Welcome to suburbia

I've finally plucked up the courage to set-up an online blog. I'm going to endeavour to blog as often as possible to share my thoughts, to share some articles and news i find interesting, and also use it for my private reflections (you guys won't get to see that!). Also i hope people will read and comment on some of my posts.

The spur for deciding to set-up a blog has been my studies through the Open University. They encourage learning and reflection, and collaborating with others.

Wednesday, 9 January 2013

Taxing matters

(Should've posted this before xmas!)

This week heading rapidly into the festive season it felt like the entire European media establishment was salivating over gifts; more precisely the gift promised by Starbucks to the UK treasury over the next two years (£20bn in goodwill tax). For any North American readers not familiar with the current climate in the Euro-area (Outside of the headlines proclaiming economic doom), it can be summarised as “Big multi-national business is out to pay as little tax as legally possible, they should be shamed into paying more than the owe”. The Swiss government is attempting to organise agreements with major nations over the secretive banking policies it adopts, to avoid losing its appeal in that regard. Amazon and Google are defending the ramparts against its policy of locating it European headquarters in Luxembourg, and thus avoiding (legally!) corporation taxes in multiple jurisdictions.

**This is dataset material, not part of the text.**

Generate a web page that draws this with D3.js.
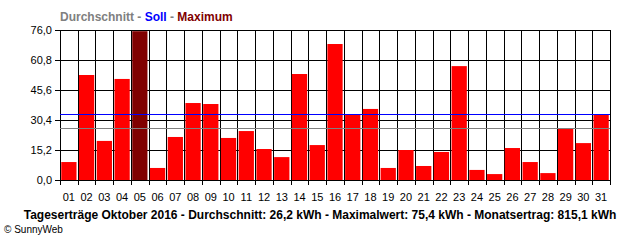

Before going any further, I should state I am not a tax expert. However it is my understanding that these companies are operating in accordance with the law (phew!), and that any government (especially a EU member country) would find it legally impossible to legislate and close these gaps in the tax code. The most interesting aspect of this debate (albeit rather one sided) is that despite no laws being broken, and no prospect of legislation being successfully implemented, there has been a successful campaign against Starbucks, shaming them into paying more tax on moral grounds. Drawing into view the prospect that other causes or companies may fall foul of this new austerity induced climate of what is acceptable conduct. How can businesses navigate this new terrain, where acceptable conduct is not defined by law makers or lobbyists, but by the people and their influence groups?

Before the festive break I also had the opportunity to attend the British Chamber of Commerce Christmas lunch. Pierre Gramegna (Director General of the Luxembourg Chamber of Commerce, ably stepping in for the British Ambassador) was keen to point out the importance of high technology companies in the future of the country's economy, indeed stating that Luxembourg had the second best IT infrastructure in the world after South Korea. It wasn't all fanfare, with warnings of complacency peppering his pitch to the chamber. Stressing the importance, to a small country such as Luxembourg, of remaining competitive in the face of bleak economic times. As a result he and the Chamber he administers have been highly critical of the measures taken in the latest draft of the annual budget, urging the government to drop some projects that make no economic sense, and think seriously about some of the social programmes on the books. This in spite of the slated increases in across the board income tax for 2013.